== INFORMATION GIVEN ==

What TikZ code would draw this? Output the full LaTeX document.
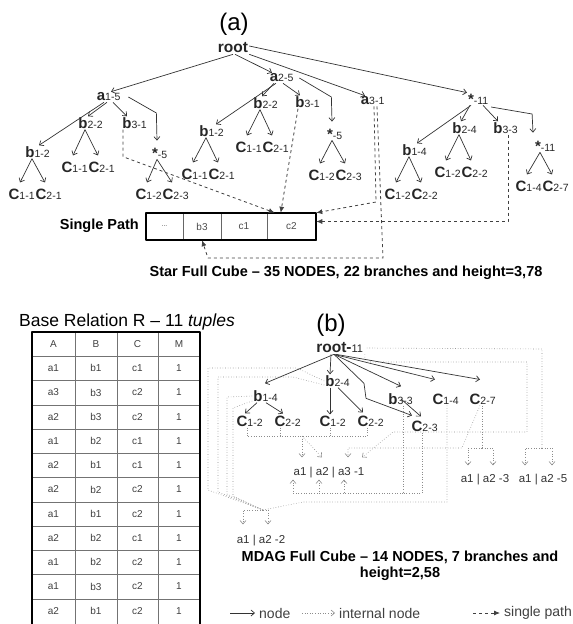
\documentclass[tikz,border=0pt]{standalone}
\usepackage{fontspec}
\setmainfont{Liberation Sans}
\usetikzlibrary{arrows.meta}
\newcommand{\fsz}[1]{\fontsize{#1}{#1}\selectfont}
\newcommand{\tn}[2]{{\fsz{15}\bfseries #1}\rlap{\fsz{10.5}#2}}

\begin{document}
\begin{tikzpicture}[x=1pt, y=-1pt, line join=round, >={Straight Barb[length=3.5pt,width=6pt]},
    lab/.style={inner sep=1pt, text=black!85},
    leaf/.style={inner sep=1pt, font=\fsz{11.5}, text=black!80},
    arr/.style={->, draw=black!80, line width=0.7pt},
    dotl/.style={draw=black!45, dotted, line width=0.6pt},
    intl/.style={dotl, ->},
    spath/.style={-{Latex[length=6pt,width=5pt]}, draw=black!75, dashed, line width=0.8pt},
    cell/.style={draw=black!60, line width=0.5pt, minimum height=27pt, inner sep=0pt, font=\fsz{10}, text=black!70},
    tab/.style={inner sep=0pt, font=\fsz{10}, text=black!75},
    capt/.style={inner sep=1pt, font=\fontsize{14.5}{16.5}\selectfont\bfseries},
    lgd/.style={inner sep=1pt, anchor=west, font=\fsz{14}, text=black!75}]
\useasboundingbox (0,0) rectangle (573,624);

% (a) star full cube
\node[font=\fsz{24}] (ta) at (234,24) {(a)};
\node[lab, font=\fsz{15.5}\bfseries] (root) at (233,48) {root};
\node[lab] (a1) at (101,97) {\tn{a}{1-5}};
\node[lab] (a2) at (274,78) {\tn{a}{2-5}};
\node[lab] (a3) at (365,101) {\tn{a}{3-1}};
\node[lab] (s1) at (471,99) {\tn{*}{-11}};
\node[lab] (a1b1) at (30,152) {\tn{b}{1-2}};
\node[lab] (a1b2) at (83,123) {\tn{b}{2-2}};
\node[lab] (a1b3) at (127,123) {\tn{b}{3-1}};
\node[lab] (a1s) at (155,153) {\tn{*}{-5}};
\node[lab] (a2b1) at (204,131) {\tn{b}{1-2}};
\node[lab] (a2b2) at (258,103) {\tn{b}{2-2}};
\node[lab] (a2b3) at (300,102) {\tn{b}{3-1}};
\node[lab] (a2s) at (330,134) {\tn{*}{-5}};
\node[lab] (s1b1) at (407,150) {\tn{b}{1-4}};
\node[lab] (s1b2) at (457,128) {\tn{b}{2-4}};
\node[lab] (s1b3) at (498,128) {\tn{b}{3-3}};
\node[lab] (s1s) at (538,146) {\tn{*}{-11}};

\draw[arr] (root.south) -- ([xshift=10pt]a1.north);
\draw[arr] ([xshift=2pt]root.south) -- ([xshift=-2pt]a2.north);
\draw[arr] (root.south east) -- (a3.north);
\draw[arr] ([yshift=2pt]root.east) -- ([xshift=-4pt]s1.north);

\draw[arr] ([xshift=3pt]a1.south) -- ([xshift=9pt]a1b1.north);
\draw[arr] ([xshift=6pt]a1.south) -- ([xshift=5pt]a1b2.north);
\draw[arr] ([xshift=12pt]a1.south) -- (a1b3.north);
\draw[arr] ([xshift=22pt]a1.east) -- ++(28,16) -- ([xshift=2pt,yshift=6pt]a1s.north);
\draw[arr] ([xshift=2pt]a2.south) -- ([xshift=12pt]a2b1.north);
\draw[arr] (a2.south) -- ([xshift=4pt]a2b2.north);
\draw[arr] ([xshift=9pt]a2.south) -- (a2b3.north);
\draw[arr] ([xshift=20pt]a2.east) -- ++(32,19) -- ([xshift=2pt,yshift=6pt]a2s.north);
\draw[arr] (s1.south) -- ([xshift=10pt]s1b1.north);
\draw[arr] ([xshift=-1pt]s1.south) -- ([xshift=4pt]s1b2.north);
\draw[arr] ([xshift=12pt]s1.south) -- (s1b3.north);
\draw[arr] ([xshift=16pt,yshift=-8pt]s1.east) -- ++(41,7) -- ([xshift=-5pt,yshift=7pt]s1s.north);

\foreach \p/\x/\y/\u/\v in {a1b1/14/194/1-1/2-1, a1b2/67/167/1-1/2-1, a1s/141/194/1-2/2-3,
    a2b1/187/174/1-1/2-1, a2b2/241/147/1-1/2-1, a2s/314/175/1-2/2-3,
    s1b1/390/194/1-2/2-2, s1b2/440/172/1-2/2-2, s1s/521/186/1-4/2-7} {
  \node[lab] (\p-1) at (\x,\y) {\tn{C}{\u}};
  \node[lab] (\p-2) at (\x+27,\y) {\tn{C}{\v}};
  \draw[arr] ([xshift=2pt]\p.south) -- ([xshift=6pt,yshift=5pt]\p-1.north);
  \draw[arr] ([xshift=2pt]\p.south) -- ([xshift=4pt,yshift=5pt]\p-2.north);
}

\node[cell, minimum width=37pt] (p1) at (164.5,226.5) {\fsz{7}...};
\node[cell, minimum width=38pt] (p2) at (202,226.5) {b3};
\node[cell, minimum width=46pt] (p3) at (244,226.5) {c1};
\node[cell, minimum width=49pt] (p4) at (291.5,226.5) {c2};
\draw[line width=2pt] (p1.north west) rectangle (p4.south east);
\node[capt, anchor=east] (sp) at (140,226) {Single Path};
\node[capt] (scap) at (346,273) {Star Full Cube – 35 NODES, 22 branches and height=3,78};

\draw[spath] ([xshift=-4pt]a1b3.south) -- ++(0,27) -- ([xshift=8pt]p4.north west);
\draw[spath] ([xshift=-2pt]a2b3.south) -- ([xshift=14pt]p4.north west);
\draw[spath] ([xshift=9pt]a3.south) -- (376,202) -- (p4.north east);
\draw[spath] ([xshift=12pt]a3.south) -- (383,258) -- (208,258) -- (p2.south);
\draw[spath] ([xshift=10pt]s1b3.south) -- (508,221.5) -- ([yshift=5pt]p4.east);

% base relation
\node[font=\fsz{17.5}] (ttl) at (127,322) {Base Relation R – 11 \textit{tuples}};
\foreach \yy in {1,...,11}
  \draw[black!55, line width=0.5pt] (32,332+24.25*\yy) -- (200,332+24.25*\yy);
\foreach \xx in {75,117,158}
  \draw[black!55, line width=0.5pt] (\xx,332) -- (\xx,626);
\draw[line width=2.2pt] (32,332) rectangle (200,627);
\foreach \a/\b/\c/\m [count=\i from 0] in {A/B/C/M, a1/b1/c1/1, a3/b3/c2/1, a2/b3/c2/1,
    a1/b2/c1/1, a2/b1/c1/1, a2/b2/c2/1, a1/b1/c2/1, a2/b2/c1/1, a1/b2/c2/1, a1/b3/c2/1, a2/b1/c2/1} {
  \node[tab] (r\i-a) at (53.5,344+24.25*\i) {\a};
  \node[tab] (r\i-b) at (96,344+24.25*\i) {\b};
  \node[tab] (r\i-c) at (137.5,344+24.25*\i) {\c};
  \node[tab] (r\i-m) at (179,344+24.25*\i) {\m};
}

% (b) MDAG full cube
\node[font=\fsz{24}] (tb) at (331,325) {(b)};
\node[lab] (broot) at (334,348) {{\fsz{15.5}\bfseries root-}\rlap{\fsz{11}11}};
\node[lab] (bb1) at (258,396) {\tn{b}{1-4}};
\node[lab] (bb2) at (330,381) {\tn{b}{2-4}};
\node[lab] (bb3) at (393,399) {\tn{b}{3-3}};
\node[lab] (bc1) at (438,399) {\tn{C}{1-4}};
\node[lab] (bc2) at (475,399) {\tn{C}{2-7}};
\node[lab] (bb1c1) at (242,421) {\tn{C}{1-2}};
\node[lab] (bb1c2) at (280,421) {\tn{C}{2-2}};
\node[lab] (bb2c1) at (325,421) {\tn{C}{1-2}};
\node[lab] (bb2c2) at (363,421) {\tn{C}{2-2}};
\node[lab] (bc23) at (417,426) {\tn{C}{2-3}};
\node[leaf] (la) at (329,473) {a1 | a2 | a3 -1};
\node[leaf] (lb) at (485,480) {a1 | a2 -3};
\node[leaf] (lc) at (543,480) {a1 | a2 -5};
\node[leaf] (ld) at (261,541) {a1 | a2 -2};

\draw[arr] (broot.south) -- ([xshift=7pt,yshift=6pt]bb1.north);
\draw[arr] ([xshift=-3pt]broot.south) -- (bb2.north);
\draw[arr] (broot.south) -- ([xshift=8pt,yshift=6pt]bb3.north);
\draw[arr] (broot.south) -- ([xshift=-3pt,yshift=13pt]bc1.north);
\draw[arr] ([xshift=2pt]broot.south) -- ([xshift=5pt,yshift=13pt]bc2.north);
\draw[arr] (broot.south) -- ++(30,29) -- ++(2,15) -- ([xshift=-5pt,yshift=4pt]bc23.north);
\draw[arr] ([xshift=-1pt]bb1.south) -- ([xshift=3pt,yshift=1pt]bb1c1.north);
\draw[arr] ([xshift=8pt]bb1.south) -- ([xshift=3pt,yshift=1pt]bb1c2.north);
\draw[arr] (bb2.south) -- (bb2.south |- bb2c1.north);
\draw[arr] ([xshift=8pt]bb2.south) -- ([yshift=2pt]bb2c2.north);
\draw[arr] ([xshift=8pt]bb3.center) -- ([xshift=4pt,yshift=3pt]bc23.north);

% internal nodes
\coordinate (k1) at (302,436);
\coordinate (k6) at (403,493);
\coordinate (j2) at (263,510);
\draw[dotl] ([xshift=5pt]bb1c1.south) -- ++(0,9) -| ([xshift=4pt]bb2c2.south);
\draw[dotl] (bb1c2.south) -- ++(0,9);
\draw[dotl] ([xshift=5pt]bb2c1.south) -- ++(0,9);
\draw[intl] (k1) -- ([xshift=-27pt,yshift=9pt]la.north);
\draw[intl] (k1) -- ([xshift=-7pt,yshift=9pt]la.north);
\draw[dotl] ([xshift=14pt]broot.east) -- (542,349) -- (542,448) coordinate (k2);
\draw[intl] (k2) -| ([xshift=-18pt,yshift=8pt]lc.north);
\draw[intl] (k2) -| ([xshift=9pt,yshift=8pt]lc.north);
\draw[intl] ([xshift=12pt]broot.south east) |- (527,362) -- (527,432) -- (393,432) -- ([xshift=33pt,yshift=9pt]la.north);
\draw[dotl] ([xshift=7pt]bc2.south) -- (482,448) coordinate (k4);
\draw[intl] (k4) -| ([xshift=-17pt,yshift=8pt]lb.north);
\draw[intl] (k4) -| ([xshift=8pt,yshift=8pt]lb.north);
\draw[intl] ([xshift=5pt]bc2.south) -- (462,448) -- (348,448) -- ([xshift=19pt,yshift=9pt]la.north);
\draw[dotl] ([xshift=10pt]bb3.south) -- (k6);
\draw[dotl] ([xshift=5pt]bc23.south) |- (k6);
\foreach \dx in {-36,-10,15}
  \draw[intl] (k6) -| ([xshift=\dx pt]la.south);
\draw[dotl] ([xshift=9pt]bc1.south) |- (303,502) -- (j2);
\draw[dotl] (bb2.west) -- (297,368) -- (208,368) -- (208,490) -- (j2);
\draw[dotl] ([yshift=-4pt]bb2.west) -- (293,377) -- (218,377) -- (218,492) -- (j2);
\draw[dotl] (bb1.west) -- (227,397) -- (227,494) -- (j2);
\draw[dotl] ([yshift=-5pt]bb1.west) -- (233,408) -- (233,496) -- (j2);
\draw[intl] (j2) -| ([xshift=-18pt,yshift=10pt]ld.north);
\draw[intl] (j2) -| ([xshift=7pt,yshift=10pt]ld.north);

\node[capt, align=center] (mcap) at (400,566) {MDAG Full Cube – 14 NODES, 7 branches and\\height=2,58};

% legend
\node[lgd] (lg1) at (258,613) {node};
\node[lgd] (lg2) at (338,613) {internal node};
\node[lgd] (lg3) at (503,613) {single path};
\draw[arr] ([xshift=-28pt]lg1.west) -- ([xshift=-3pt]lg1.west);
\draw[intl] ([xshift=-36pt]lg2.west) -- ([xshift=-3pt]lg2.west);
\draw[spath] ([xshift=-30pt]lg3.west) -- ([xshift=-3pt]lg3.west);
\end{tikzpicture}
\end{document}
---
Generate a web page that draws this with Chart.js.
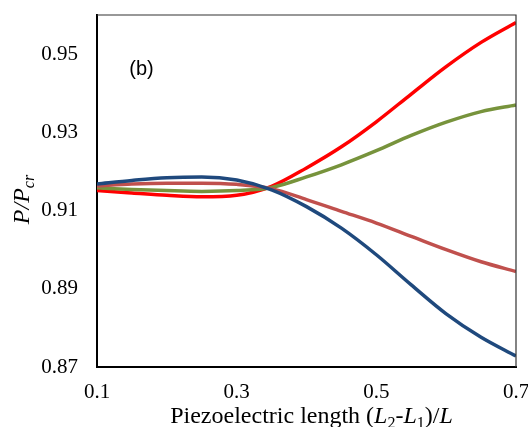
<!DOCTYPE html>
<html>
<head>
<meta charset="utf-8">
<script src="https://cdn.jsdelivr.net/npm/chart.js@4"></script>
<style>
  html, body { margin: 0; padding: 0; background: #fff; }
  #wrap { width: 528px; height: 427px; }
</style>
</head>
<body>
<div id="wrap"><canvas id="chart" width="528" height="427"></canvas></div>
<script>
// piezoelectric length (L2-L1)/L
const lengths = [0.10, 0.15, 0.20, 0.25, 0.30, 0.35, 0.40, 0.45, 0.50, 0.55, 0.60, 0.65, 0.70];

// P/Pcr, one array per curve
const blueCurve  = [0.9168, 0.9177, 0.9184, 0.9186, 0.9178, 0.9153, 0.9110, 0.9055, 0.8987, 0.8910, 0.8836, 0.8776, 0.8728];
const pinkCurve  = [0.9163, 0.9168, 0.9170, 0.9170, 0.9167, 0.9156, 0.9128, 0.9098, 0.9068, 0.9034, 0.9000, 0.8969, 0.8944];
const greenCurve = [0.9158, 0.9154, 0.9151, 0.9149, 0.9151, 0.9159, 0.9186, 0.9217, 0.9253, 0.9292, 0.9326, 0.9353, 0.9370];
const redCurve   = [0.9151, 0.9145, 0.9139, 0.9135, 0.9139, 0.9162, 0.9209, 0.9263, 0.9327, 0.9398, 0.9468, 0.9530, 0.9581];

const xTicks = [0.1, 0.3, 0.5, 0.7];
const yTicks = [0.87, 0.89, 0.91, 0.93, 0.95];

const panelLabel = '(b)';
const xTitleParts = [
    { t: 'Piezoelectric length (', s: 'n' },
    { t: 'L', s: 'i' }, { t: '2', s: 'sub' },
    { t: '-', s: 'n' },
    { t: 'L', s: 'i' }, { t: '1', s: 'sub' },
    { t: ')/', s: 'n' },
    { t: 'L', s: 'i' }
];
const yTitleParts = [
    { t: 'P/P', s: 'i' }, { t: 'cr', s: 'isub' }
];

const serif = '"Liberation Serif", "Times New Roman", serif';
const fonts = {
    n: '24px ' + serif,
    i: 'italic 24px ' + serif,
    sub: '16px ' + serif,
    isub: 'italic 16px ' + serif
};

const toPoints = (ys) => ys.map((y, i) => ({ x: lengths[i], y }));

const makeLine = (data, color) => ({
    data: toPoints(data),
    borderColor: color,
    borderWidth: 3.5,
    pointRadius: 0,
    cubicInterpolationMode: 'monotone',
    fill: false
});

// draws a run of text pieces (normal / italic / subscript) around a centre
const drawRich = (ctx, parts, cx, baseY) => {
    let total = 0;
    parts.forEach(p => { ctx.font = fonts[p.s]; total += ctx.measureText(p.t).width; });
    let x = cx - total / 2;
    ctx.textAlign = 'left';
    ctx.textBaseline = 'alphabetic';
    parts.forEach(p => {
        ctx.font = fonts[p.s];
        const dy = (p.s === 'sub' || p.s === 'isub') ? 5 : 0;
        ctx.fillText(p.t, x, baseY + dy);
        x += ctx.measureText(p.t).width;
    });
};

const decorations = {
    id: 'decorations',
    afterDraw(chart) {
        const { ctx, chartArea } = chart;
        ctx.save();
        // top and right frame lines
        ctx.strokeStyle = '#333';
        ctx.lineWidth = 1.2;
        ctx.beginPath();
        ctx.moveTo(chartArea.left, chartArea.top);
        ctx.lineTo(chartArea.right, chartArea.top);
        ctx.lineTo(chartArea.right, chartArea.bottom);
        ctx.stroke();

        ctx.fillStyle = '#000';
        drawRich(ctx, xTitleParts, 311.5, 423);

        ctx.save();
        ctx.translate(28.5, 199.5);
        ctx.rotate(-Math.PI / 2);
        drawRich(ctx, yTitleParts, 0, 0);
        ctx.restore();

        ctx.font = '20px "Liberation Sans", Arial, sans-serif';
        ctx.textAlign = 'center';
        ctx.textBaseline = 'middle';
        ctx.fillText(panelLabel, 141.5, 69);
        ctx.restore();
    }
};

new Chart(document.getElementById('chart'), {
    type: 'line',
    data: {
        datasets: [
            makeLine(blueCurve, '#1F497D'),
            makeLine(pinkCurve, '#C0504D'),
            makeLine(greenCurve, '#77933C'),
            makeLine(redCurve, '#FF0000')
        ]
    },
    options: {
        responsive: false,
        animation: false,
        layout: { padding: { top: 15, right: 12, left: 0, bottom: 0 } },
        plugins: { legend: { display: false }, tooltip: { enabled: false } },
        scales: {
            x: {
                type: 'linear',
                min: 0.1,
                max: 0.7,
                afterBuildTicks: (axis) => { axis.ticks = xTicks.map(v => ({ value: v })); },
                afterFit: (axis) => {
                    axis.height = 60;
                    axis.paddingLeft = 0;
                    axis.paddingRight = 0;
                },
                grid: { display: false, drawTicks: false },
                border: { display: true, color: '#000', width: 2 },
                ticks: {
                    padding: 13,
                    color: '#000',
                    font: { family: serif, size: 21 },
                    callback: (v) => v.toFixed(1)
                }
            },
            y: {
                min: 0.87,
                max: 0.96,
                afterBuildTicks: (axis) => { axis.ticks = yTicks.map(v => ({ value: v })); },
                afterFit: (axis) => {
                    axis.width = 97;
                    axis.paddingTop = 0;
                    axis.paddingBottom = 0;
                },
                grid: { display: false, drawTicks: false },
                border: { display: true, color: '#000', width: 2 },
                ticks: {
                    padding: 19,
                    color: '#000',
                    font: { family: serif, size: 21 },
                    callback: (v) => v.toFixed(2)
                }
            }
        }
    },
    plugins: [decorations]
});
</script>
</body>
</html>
==
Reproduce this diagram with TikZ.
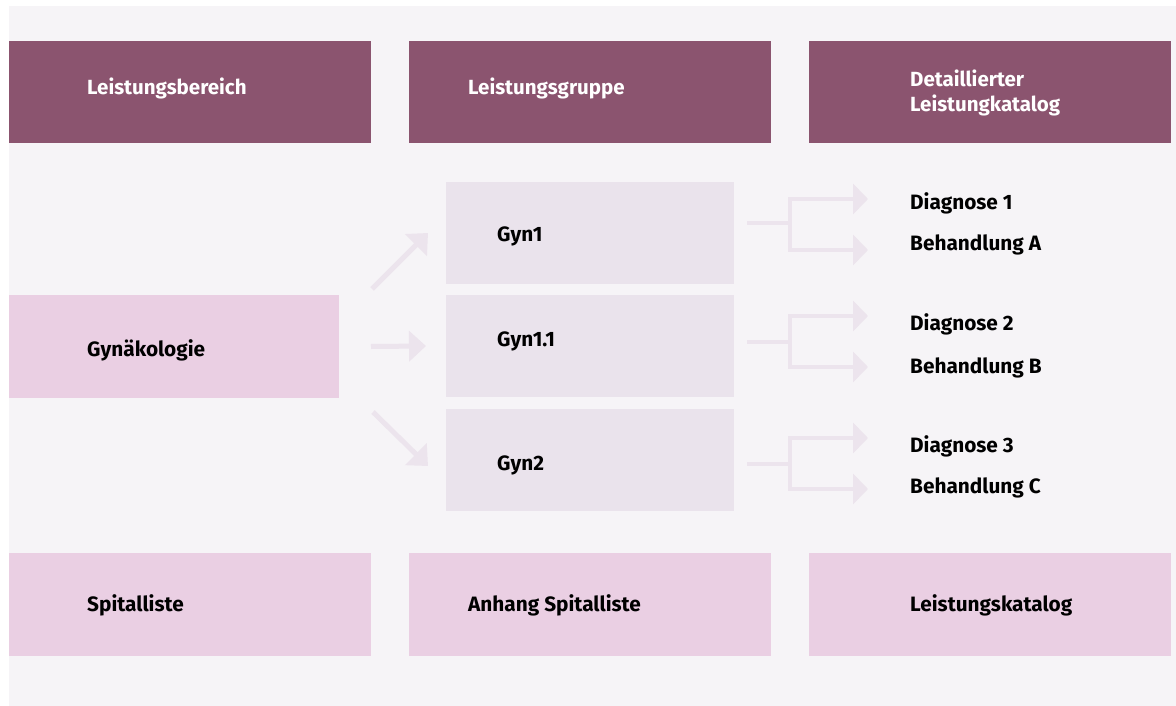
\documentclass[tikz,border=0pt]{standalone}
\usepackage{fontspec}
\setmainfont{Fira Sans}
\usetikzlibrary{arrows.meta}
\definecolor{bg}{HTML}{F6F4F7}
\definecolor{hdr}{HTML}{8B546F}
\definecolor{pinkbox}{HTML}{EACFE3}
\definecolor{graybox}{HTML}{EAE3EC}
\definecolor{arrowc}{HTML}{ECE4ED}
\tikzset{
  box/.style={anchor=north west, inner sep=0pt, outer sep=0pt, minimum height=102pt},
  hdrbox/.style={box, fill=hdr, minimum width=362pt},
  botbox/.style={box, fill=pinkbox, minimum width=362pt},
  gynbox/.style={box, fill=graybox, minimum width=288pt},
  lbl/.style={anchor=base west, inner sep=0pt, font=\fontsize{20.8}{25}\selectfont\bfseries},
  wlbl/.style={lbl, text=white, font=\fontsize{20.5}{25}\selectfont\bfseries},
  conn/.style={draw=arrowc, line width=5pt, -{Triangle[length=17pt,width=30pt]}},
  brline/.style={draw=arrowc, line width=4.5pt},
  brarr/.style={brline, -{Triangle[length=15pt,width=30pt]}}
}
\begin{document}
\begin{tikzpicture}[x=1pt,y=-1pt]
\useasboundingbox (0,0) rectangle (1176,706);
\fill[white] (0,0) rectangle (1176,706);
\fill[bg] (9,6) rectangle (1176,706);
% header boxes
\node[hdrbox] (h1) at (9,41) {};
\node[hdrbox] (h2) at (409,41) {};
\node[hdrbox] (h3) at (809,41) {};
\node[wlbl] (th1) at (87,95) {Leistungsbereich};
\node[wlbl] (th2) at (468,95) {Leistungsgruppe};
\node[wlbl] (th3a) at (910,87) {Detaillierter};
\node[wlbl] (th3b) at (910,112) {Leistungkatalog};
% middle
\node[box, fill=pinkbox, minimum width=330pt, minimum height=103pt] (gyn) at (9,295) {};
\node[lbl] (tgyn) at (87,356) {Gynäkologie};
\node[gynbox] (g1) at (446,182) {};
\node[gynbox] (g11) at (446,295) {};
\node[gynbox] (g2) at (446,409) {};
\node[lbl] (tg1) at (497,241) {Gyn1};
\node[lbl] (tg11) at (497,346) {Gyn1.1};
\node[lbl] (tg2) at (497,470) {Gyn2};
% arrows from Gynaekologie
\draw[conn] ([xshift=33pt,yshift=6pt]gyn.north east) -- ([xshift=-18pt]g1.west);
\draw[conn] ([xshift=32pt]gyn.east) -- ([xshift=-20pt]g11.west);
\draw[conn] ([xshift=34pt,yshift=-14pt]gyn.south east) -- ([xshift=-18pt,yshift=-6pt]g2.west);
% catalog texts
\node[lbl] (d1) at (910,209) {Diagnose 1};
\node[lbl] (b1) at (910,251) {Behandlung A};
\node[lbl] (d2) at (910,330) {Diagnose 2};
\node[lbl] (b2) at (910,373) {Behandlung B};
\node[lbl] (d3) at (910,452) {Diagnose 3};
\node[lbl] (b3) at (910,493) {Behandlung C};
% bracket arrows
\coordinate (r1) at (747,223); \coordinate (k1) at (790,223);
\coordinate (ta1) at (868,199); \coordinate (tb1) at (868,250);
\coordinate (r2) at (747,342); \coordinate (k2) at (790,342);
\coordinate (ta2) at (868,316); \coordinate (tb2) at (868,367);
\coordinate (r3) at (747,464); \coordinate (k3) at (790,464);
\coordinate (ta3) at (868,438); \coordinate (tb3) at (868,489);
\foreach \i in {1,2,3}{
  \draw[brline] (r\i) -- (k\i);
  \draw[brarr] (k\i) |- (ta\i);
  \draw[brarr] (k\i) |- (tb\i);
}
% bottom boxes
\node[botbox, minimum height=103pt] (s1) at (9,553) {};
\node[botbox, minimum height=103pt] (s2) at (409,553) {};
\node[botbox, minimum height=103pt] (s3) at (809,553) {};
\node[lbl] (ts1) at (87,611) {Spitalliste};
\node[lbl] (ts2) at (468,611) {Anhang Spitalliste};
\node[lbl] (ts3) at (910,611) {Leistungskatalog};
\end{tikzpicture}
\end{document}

== REQUIRED WORK ==
Scan the entries above. Copy each line that has the string "draws".

== EXERCISE ANSWER ==
Generate a web page that draws this with Chart.js.
// draws a run of text pieces (normal / italic / subscript) around a centre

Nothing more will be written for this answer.